Hong Kong man jailed for sharing seditious social media posts on Telegram

Man, 53, jailed for four months after he admits sharing seditious social media posts on Telegram channel.

A 53-year-old man was on Thursday jailed for four months under a colonial-era sedition law after he shared 23 social media posts that attacked Beijing and the Hong Kong government or called for the city’s independence.

Former merchant Raymond Chen, who appeared before a magistrate hand-picked for national security cases by the city leader, pleaded guilty to committing an act or acts with seditious intent by reposting the images and text messages on his Telegram channel between July 2020 and June this year.

West Kowloon Court heard that Chen, who is jobless, started the “HK’s upcoming War of Independence” channel and shared posts published by other Telegram users. There were more than 500 members in his group.

Some of the posts on the platform blamed the central government for instigating the 2019 anti-government protests and the Covid-19 pandemic.

Others displayed images of a desecrated national emblem or claimed that the city’s police and MTR Corporation had colluded with triads.

Some included the slogan “Liberate Hong Kong, revolution of our times”, the rallying cry of the 2019 protests, which was branded as separatist by the authorities. Others wanted the establishment of a Hong Kong nation or encouraged people to undergo military training in preparation for standing up against the government.

Prosecutor Vincent Lee Ting-wai said the messages were capable of exciting separatist sentiments, as well as hatred and contempt for Beijing or the Hong Kong government.

Viewers might also be incited to use violence, he added.

The channel had not been updated since November last year, but police arrested the defendant in June on the grounds that he had allowed the offensive content to remain in the public domain.

Principal Magistrate Peter Law Tak-chuen highlighted that Chen had been persistent in spreading the messages over a long period of time.

“While society had become relatively peaceful, many people’s emotions remained unstable. Publishing posts of this nature during this period of time entailed a substantial risk of reigniting the dying embers of social unrest,” Law said.

The West Kowloon Law Courts Building at Sham Shui Po.

But the magistrate added that Chen did not create the derogatory posts himself and that the posts did not have much influence on the general public.

Defence lawyer Chan Yik-kan said his client had time for reflection over his time in custody before his court appearance.

Chan said the defendant had lived an ordinary, but less-than-happy life. He explained Chen had suffered from mental illness for more than two decades and had gone through a marital breakdown before he met another woman.

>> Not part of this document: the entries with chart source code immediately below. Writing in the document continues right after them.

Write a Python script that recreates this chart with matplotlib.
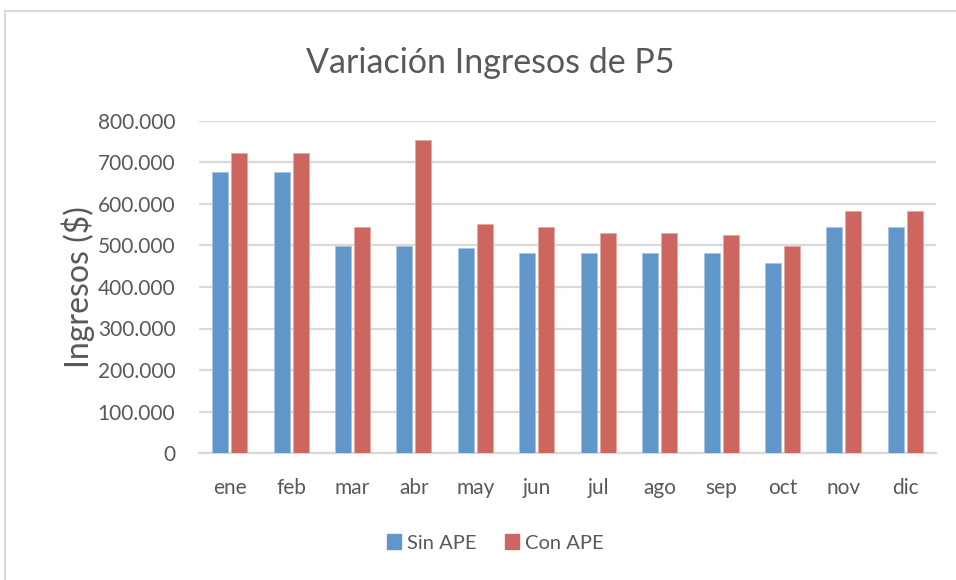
import matplotlib
matplotlib.use("Agg")
import matplotlib.pyplot as plt
import numpy as np
from matplotlib.lines import Line2D
from matplotlib.ticker import FuncFormatter

plt.rcParams['font.family'] = ['Lato', 'DejaVu Sans']

months = ["ene", "feb", "mar", "abr", "may", "jun", "jul", "ago", "sep", "oct", "nov", "dic"]
sin_ape = [678000, 678000, 499000, 499000, 493000, 481000, 481000, 481000, 481000, 458000, 544000, 544000]
con_ape = [723000, 723000, 544000, 755000, 551000, 544000, 531000, 531000, 525000, 499000, 582000, 582000]
y_ticks = [0, 100000, 200000, 300000, 400000, 500000, 600000, 700000, 800000]

blue = '#6096C9'
red = '#CD665F'
txt = '#595959'
grid = '#D9D9D9'

fig = plt.figure(figsize=(9.56, 5.8), dpi=100)
ax = fig.add_axes([199/956, 1 - 453/580, (936-199)/956, (453-121)/580])

x = np.arange(len(months))
w = 0.26
off = 0.155
ax.bar(x - off, sin_ape, width=w, color=blue, edgecolor='#A9C4E4', linewidth=0.6, label='Sin APE', zorder=3)
ax.bar(x + off, con_ape, width=w, color=red, edgecolor='#E4A9A5', linewidth=0.6, label='Con APE', zorder=3)

ax.set_xlim(-0.5, len(months) - 0.5)
ax.set_ylim(0, 800000)
ax.set_yticks(y_ticks)
ax.yaxis.set_major_formatter(FuncFormatter(lambda v, p: f"{int(v):,}".replace(",", ".")))
ax.set_xticks(x)
ax.set_xticklabels(months)
ax.grid(axis='y', color=grid, linewidth=1.6, zorder=0)
for s in ['top', 'right', 'left']:
    ax.spines[s].set_visible(False)
ax.spines['bottom'].set_color(grid)
ax.spines['bottom'].set_linewidth(1.6)
ax.tick_params(axis='both', length=0, labelsize=15, colors=txt)
ax.tick_params(axis='x', pad=18)
ax.tick_params(axis='y', pad=17)

ax.set_ylabel("Ingresos ($)", fontsize=23, color=txt, labelpad=2)
fig.text(490/956, 1 - 63/580, "Variación Ingresos de P5", fontsize=24.5, color=txt, ha='center', va='center')

fig.legend(handles=[plt.Rectangle((0, 0), 1, 1, color=blue), plt.Rectangle((0, 0), 1, 1, color=red)],
           labels=['Sin APE', 'Con APE'], loc='center', bbox_to_anchor=(495/956, 1 - 543/580),
           ncol=2, frameon=False, fontsize=14.5, labelcolor=txt, handlelength=0.7, handleheight=0.7,
           handletextpad=0.3, columnspacing=1.4)

# outer chart border
fig.add_artist(Line2D([5/956, 1], [1 - 11/580, 1 - 11/580], color='#D9D9D9', linewidth=1.5))
fig.add_artist(Line2D([5/956, 5/956], [0, 1 - 11/580], color='#D9D9D9', linewidth=1.5))

fig.savefig("out.png", dpi=100, facecolor='white')
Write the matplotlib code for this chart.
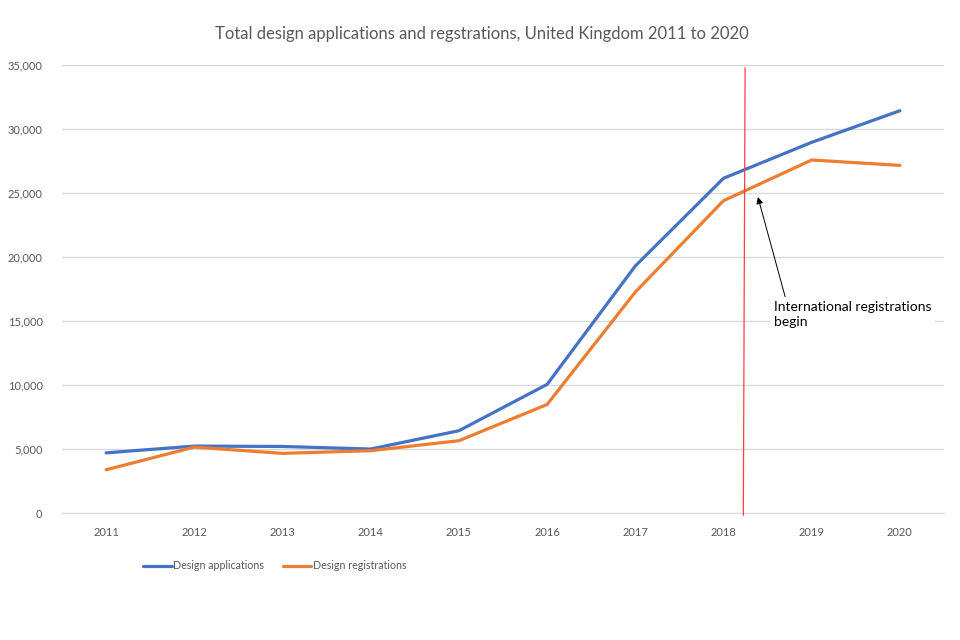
import matplotlib
matplotlib.use("Agg")
import matplotlib.pyplot as plt
from matplotlib.ticker import FuncFormatter

plt.rcParams['font.family'] = ['Lato', 'DejaVu Sans']

# Data
years = ['2011', '2012', '2013', '2014', '2015', '2016', '2017', '2018', '2019', '2020']
applications = [4700, 5230, 5200, 5000, 6430, 10050, 19300, 26150, 28960, 31430]
registrations = [3380, 5150, 4660, 4870, 5650, 8480, 17260, 24400, 27580, 27160]

grey = '#595959'
grid_grey = '#d9d9d9'

fig = plt.figure(figsize=(9.6, 6.4), dpi=100)
ax = fig.add_axes([0.0646, 0.1984, 0.9187, 0.7000])

x = list(range(len(years)))
ax.plot(x, applications, color='#4472C4', lw=2.3, label='Design applications', solid_capstyle='round')
ax.plot(x, registrations, color='#ED7D31', lw=2.3, label='Design registrations', solid_capstyle='round')

ax.set_xlim(-0.5, len(years) - 0.5)
ax.set_ylim(0, 35000)
ax.set_yticks(range(0, 35001, 5000))
ax.yaxis.set_major_formatter(FuncFormatter(lambda v, p: f'{int(v):,}'))
ax.set_xticks(x)
ax.set_xticklabels(years)

ax.grid(axis='y', color=grid_grey, lw=1)
ax.set_axisbelow(True)
for s in ['top', 'right', 'left']:
    ax.spines[s].set_visible(False)
ax.spines['bottom'].set_color(grid_grey)
ax.tick_params(axis='both', length=0, labelsize=8, labelcolor=grey)
ax.tick_params(axis='y', pad=14)
ax.tick_params(axis='x', pad=10)

fig.text(482 / 960, 1 - 34 / 640, 'Total design applications and regstrations, United Kingdom 2011 to 2020',
         fontsize=12, color=grey, ha='center', va='center')

# red marker line for the start of international registrations
ax.plot([7.225, 7.245], [-160, 34770], color='#ff4040', lw=0.9, clip_on=False, zorder=3)

ax.annotate('International registrations\nbegin', xy=(7.39, 24690), xytext=(7.57, 15500),
            fontsize=10, color='black', ha='left', va='center', linespacing=1.3,
            bbox=dict(boxstyle='square,pad=0.3', fc='white', ec='none'),
            arrowprops=dict(arrowstyle='-|>', color='black', lw=0.7,
                            shrinkA=0, shrinkB=0, mutation_scale=10,
                            relpos=(0.08, 1.0)))

ax.legend(loc='center left', bbox_to_anchor=(0.145, 0.116), bbox_transform=fig.transFigure,
          ncol=2, frameon=False, fontsize=7.7, labelcolor=grey, handlelength=2.7,
          handletextpad=0.1, columnspacing=1.7, borderaxespad=0)

fig.savefig('out.png', dpi=100)
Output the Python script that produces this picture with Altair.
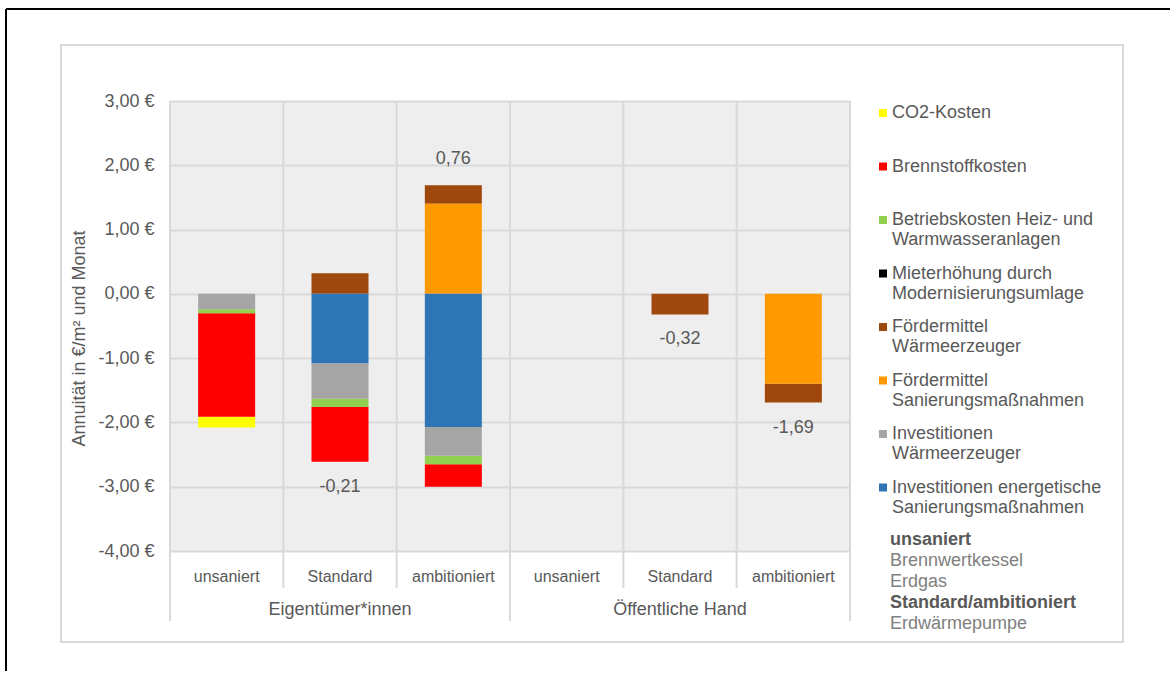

Chen, who lives on disability allowance, had no political influence and wanted only an early release so that he could marry his fiancée as soon as possible, his lawyer added.

Chen also admitted possession of two handheld radios, which were found when officers from the police national security department searched his flat in June. He was fined HK$2,000 (US$255).

The prosecution, as part of a plea bargain, agreed to drop a third charge of possession of offensive weapons in connection with three knives and a pair of pliers found in Chen’s flat.

Chen is expected to be released in a month’s time as he has been held in custody since June.

Thursday’s ruling brought the number of people convicted of sedition offences since the city’s 1997 return to Chinese rule to 15.

Sedition is punishable by up to two year’s imprisonment for a first offence under the Crimes Ordinance.

The Court of Final Appeal has classed the offence as one capable of endangering national security.